Looking forward, Johnson wants to focus on building more recycling centres. Naeco will have the UK recycling Centre in Buckinghamshire but wants to build one up north and one in the middle of the country. Abroad, the company has an opportunity to expand in Morocco where there are a great deal of textile mills as well as a huge plastic problem. 

Johnson is also keen for more collaborations with local authorities and governments. “We’ve seen some states in the US be very receptive to what we’re doing. We’re looking to build recycling centres in the US, where we’re able to take plastic and repurpose 100% of it.” 

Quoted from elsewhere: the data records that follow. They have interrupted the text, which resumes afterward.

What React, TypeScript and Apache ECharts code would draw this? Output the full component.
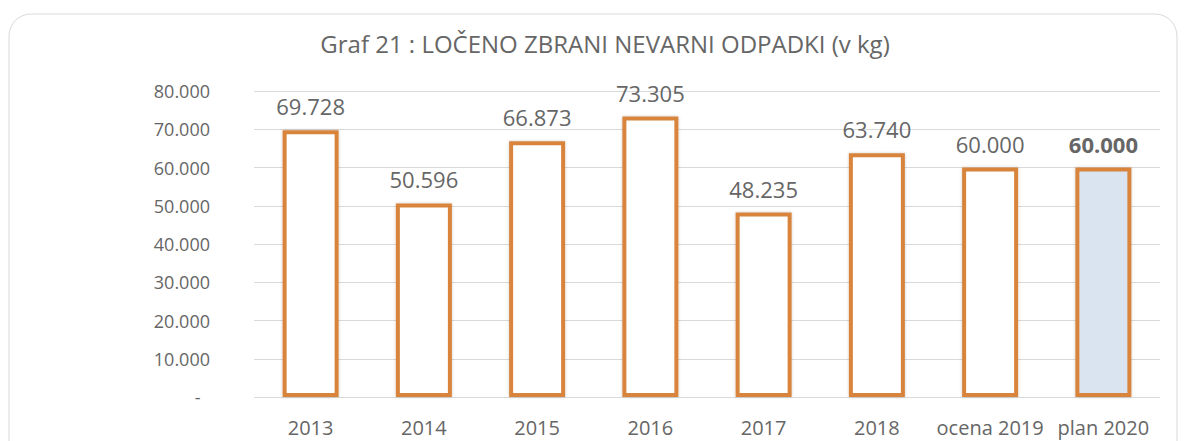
import React, { useEffect, useRef } from "react";
import * as echarts from "echarts";

const categories = ["2013", "2014", "2015", "2016", "2017", "2018", "ocena 2019", "plan 2020"];
const values = [69728, 50596, 66873, 73305, 48235, 63740, 60000, 60000];
const titleText = "Graf 21 : LOČENO ZBRANI NEVARNI ODPADKI (v kg)";

const FONT = "'Open Sans', 'Noto Sans', sans-serif";
const GRAY = "#666666";
const ORANGE = "#d8843c";

const fmt = (v: number) => {
  if (v === 0) return "-  ";
  return Math.round(v).toString().replace(/\B(?=(\d{3})+(?!\d))/g, ".");
};

export default function App() {
  const ref = useRef<HTMLDivElement>(null);
  useEffect(() => {
    if (!ref.current) return;
    const chart = echarts.init(ref.current, undefined, { renderer: "svg" });
    const last = values.length - 1;
    chart.setOption({
      animation: false,
      backgroundColor: "#fff",
      title: {
        text: titleText,
        left: 592,
        top: 18,
        textAlign: "center",
        textStyle: { fontFamily: FONT, fontSize: 24, fontWeight: "normal", color: GRAY },
      },
      graphic: [
        {
          type: "rect",
          shape: { x: 1, y: 6, width: 1168, height: 470, r: 22 },
          style: { fill: "none", stroke: "#d9d9d9", lineWidth: 1 },
          silent: true,
          z: -1,
        },
      ],
      grid: { left: 246, right: 18, top: 83, bottom: 44, containLabel: false },
      xAxis: {
        type: "category",
        data: categories,
        axisLine: { show: false },
        axisTick: { show: false },
        axisLabel: {
          color: GRAY,
          fontFamily: FONT,
          fontSize: 20,
          margin: 20,
          interval: 0,
          hideOverlap: false,
        },
      },
      yAxis: {
        type: "value",
        min: 0,
        max: 80000,
        interval: 10000,
        axisLine: { show: false },
        axisTick: { show: false },
        splitLine: { lineStyle: { color: "#d9d9d9", width: 1 } },
        axisLabel: {
          color: GRAY,
          fontFamily: FONT,
          fontSize: 18,
          margin: 44,
          formatter: (v: number) => fmt(v),
        },
      },
      series: [
        {
          type: "bar",
          barWidth: 56,
          data: values.map((v, i) => ({
            value: v,
            itemStyle: {
              color: i === last ? "#dae3f0" : "#ffffff",
              borderColor: ORANGE,
              borderWidth: 4,
              shadowBlur: 3,
              shadowColor: "rgba(0,0,0,0.2)",
            },
            label: {
              show: true,
              position: "top",
              distance: 13,
              color: GRAY,
              fontFamily: FONT,
              fontSize: 22,
              fontWeight: i === last ? "bold" : "normal",
              formatter: () => fmt(v),
            },
          })),
        },
      ],
    });
    return () => chart.dispose();
  }, []);
  return <div ref={ref} style={{ width: 1170, height: 433 }} />;
}
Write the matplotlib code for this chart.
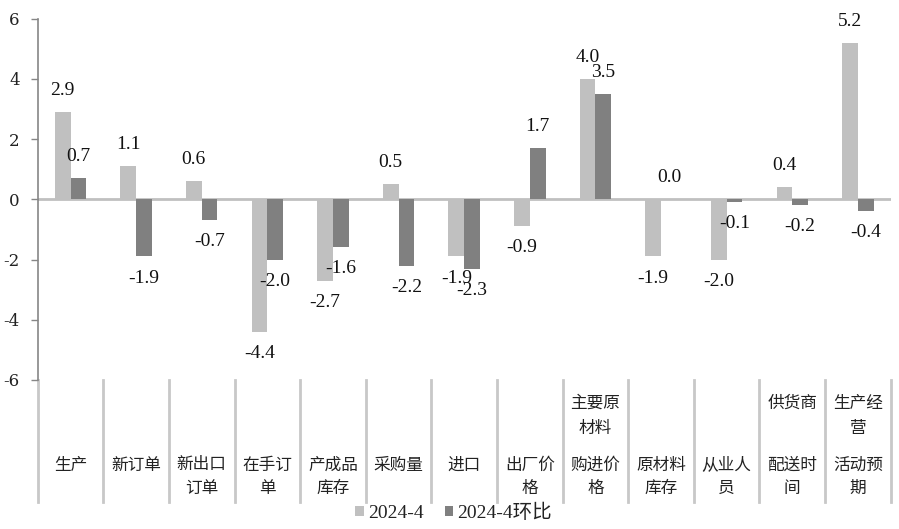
import matplotlib
matplotlib.use("Agg")
import matplotlib.pyplot as plt
import matplotlib.transforms as mtransforms
import numpy as np

# ---- data ----
categories = ["生产", "新订单", "新出口订单", "在手订单", "产成品库存", "采购量", "进口",
              "出厂价格", "主要原材料购进价格", "原材料库存", "从业人员", "供货商配送时间",
              "生产经营活动预期"]
# label layout as shown in the chart (upper block / lower block)
cat_top = ["", "", "", "", "", "", "", "", "主要原\n材料", "", "", "供货商", "生产经\n营"]
cat_bottom = ["生产", "新订单", "新出口\n订单", "在手订\n单", "产成品\n库存", "采购量", "进口",
              "出厂价\n格", "购进价\n格", "原材料\n库存", "从业人\n员", "配送时\n间", "活动预\n期"]
series_names = ["2024-4", "2024-4环比"]
values_2024_4 = [2.9, 1.1, 0.6, -4.4, -2.7, 0.5, -1.9, -0.9, 4.0, -1.9, -2.0, 0.4, 5.2]
values_mom = [0.7, -1.9, -0.7, -2.0, -1.6, -2.2, -2.3, 1.7, 3.5, 0.0, -0.1, -0.2, -0.4]
yticks = [-6, -4, -2, 0, 2, 4, 6]

colors = ["#c0c0c0", "#808080"]
num_font = "Liberation Serif"
cjk_font = "Noto Sans CJK SC"

W, H = 899, 529
fig = plt.figure(figsize=(W / 100, H / 100), dpi=100)
ax_left, ax_right = 37.7, 890.7
ax_top, ax_bot = 18.5, 380.0
ax = fig.add_axes([ax_left / W, 1 - ax_bot / H, (ax_right - ax_left) / W, (ax_bot - ax_top) / H])

x = np.arange(len(categories))
bw = 0.24
b1 = ax.bar(x - bw / 2, values_2024_4, bw, color=colors[0], label=series_names[0], zorder=2)
b2 = ax.bar(x + bw / 2, values_mom, bw, color=colors[1], label=series_names[1], zorder=2)

ax.set_xlim(-0.5, len(categories) - 0.5)
ax.set_ylim(-6, 6)
ax.set_yticks(yticks)
ax.set_yticklabels([str(t) for t in yticks], fontfamily="DejaVu Serif", fontsize=12, color="#222222")
ax.tick_params(axis="y", length=5, width=1, color="#868686", pad=8)
ax.set_xticks([])
for s in ["top", "right", "bottom"]:
    ax.spines[s].set_visible(False)
ax.spines["left"].set_color("#868686")
ax.spines["left"].set_linewidth(1.2)
ax.axhline(0, color="#c0c0c0", lw=2, zorder=1)

# data labels
off = 15.5  # points
for bars, vals in ((b1, values_2024_4), (b2, values_mom)):
    for rect, v in zip(bars, vals):
        cx = rect.get_x() + rect.get_width() / 2
        dy = off if v >= 0 else -off
        ax.annotate(f"{v:.1f}", (cx, v), xytext=(0, dy), textcoords="offset points",
                    ha="center", va="center", fontfamily=num_font, fontsize=14,
                    color="#111111", zorder=5)

# category table: separators and labels
trans = mtransforms.blended_transform_factory(ax.transData, ax.transAxes)
span = ax_bot - ax_top
def ay(px):
    return (ax_bot - px) / span

for k in range(len(categories) + 1):
    ax.plot([k - 0.5, k - 0.5], [0, ay(502)], transform=trans, color="#c8c8c8",
            lw=2, clip_on=False, zorder=1)

top_lines_y = [403, 428]
bot_lines_y = [465, 488]
for i in range(len(categories)):
    for lines, ys in ((cat_top[i], top_lines_y), (cat_bottom[i], bot_lines_y)):
        if not lines:
            continue
        for line, py in zip(lines.split("\n"), ys):
            ax.text(i, ay(py), line, transform=trans, ha="center", va="center",
                    fontfamily=cjk_font, fontsize=12, color="#222222", clip_on=False)

leg = fig.legend(handles=[b1, b2], labels=series_names, loc="center",
                 bbox_to_anchor=(453.5 / W, 1 - 513 / H), ncol=2, frameon=False,
                 handlelength=0.45, handleheight=0.45, handletextpad=0.2,
                 columnspacing=1.1, borderpad=0,
                 prop={"family": [num_font, cjk_font], "size": 14})
for t in leg.get_texts():
    t.set_color("#222222")

fig.savefig("out.png", dpi=100)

Despite the relentlessness of plastic production and contamination, Johnson is optimistic about turning the tide. Optimistic is “who we are as a business, if we weren’t I don’t think we’d get out of bed.”I would love us to be in a position where plastic is never, never produced anymore, but ultimately we’re probably going to live in a world for the next 100 years that continues to make plastic. What we need to do is reduce that amount of plastic. 

He ends our conversation with a particularly positive prediction “I think in the future all businesses will be sustainable. They won’t just have sustainable principles, they will be entirely sustainable. In 100 years people will say ‘I can’t believe people set up companies that weren’t sustainable from the beginning.’ I think business will evolve and change.”